Telecom Regulatory Authority of India (Trai) has issued amendments to the New Tariff Order (NTO), under which cable operators need to mandatorily provide as many as 200 channels for Rs 153 a month (including taxes) to their subscribers.
"TRAI has examined various provisions in detail and accordingly mandated provision of 200 channels in maximum fee (network capacity fee or NCF) of Rs 130 excluding taxes per month," a statement said. Right now, DTH or cable TV operators provide only 100 channels for a fee of Rs 153 (Rs 130 excluding taxes) a month.
Significantly, the Trai has also capped the amount consumers will have to pay monthly for all free to air channels at Rs 160. The announcement means cable TV users will be able to access more channels at lower subscription price. The operators have been told to announce new pricing structure by January 15.Trai, in a statement, said the decision has been taken to protect interests of all the stakeholders, particularly consumers.
It has also been decided that in case of multi-TV homes, where more than one TV connection is working in the name of one person, it will charge a maximum of 40 per cent of declared fee for the second and additional TV connections.
Channels declared mandatory by the Ministry of Information and Broadcasting will not be counted in the number of channels in the NCF. Earlier, there was no cap on number of channels in the FTA (free-to-air) category. So now, some niche channels will move towards the FTA.
The new regulatory framework has also been introduced to address the issue of huge discount in formation of bouquets by broadcasters compared to a-la-carte channels. To ensure that prices of a-la-carte channels do not become illusionary, Trai has come up with twin conditions.
The sum of the a-la-carte rates of the pay channels (MRP) forming part of a bouquet should not exceed one and half times the rate of the bouquet of which such pay channels are a part. Also, the a-la-carte rates of each pay channel, forming part of a bouquet, should not exceed three times the average rate of a pay channel of the bouquet of which such pay channel is a part.
Additionally, the authority has decided that only those channels, which have MRP of Rs 12 or less will be permitted to be part of the bouquet offered by broadcasters, which means a la carte channel ceiling cost will now come down from Rs 19 to Rs 12.

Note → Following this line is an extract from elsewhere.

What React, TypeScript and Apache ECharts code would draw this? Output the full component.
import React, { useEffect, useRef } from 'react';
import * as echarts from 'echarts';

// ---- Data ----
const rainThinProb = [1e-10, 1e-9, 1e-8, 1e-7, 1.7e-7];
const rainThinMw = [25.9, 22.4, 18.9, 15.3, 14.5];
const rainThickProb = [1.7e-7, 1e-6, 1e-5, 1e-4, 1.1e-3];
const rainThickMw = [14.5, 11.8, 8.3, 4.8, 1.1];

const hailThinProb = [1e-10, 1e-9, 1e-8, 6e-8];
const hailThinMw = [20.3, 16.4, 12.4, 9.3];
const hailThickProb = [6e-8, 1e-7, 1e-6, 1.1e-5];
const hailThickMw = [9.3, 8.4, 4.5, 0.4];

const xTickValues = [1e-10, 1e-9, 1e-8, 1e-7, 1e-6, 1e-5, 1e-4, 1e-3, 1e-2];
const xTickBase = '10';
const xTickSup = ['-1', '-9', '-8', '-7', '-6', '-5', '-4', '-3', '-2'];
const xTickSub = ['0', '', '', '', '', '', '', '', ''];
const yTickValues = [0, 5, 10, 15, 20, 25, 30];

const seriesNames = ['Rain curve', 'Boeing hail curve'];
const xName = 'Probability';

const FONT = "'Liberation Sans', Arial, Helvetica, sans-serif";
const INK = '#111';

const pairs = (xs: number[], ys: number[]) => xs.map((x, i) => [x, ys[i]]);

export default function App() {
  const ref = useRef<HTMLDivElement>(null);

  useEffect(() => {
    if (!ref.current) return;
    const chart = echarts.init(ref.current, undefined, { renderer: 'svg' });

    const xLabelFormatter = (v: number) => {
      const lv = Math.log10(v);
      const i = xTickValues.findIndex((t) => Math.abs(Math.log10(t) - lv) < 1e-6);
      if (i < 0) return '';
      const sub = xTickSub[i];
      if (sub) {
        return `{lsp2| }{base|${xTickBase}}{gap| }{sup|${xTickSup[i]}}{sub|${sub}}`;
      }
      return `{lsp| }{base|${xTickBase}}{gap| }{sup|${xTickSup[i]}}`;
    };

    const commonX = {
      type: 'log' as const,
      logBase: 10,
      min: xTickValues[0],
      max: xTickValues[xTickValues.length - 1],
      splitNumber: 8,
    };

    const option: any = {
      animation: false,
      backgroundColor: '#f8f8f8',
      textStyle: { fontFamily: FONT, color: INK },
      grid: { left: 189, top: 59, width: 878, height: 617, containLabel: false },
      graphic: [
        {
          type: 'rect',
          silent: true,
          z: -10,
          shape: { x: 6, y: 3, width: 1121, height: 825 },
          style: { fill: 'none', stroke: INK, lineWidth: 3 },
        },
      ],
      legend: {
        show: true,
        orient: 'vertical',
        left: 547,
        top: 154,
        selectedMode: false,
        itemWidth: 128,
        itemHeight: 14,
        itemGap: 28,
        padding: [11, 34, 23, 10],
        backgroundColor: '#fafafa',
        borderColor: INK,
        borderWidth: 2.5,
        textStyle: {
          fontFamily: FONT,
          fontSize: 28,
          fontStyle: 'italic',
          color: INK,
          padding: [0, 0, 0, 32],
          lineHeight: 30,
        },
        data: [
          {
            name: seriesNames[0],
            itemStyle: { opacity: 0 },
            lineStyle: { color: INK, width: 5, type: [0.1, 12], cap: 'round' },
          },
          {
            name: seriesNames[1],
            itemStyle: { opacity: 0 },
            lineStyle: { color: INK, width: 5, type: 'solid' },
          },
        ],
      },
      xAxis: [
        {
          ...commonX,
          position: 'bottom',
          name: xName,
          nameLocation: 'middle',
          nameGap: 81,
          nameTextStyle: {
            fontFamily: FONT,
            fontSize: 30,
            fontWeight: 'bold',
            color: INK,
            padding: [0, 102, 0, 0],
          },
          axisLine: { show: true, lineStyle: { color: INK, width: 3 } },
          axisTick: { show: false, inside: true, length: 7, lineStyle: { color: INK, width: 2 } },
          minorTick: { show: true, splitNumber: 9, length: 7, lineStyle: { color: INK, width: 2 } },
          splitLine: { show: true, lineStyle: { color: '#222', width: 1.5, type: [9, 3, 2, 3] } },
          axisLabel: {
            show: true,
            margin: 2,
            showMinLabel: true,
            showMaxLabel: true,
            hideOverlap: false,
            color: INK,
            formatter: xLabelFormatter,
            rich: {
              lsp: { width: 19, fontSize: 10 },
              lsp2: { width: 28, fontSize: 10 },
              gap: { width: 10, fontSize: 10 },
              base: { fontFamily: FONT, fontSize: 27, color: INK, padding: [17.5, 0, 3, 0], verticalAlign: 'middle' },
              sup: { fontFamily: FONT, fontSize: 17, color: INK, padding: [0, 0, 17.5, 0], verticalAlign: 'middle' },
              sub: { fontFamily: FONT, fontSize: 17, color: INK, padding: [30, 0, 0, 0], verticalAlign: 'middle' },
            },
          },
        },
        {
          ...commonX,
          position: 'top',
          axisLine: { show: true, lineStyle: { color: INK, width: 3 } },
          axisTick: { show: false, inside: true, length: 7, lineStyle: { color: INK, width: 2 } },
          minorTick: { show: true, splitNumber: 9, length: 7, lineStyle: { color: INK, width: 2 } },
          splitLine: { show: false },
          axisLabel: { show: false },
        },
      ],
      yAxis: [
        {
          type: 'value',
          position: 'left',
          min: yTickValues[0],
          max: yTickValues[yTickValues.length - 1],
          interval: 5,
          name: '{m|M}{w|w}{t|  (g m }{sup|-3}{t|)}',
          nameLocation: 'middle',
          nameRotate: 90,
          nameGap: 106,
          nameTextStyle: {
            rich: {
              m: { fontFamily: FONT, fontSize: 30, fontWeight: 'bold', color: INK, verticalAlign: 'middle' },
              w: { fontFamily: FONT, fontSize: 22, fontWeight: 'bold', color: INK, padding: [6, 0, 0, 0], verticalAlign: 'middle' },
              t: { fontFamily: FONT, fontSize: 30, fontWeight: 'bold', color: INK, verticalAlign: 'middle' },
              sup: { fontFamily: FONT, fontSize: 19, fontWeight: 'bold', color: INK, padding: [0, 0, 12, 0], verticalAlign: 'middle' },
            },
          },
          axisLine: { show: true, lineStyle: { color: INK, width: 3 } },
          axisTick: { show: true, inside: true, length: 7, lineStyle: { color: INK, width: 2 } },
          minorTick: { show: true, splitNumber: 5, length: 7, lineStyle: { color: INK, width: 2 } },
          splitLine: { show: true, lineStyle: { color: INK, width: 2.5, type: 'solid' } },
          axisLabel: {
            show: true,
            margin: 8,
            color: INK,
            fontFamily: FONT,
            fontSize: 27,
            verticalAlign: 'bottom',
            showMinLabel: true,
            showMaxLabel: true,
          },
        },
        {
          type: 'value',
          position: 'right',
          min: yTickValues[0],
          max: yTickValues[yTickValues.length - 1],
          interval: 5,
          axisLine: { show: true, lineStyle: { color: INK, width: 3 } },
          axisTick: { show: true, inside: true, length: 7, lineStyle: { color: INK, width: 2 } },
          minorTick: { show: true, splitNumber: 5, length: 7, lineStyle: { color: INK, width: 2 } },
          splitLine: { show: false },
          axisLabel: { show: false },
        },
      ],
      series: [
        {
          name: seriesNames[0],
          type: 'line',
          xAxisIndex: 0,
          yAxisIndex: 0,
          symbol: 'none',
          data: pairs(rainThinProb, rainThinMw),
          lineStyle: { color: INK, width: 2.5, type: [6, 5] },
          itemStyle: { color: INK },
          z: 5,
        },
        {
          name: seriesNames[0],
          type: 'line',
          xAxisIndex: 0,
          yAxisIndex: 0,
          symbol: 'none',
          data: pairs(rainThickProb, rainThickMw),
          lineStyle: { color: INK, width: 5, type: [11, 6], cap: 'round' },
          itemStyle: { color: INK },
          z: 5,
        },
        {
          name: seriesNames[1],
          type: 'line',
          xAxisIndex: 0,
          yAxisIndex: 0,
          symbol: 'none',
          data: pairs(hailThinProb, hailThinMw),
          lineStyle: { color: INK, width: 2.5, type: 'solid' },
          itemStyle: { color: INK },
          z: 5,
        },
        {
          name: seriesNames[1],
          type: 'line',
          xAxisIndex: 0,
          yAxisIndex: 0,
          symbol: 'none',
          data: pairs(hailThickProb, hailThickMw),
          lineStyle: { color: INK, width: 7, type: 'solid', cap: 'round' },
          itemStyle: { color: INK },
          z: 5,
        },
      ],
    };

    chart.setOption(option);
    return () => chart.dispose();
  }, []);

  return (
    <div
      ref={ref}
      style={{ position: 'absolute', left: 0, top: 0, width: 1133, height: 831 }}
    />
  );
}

A cap of Rs 4 lakh per month has been prescribed on carriage fee payable by a broadcaster to an operator in a month for carrying a channel in the country, the TRAI said.The authority has considered giving more flexibility to DPOs to place the TV channels on Electronic Programme Guide (EPG) and mandated that channel of a language in a genre will be kept together while placing channels on EPG. Such EPG layout is to be mandatorily reported to the TRAI and no change in this can be done without prior approval of the authority, the statement said.
The new amendment in rules could affect broadcast operators' revenues by lowering the average revenue per user, which had grown up to 60 per cent after changes in rules last year, suggest experts. The new rules are part of the changes the regulator has made to its 2017 tariff order for broadcasting and cable TV services. They will be effective from March.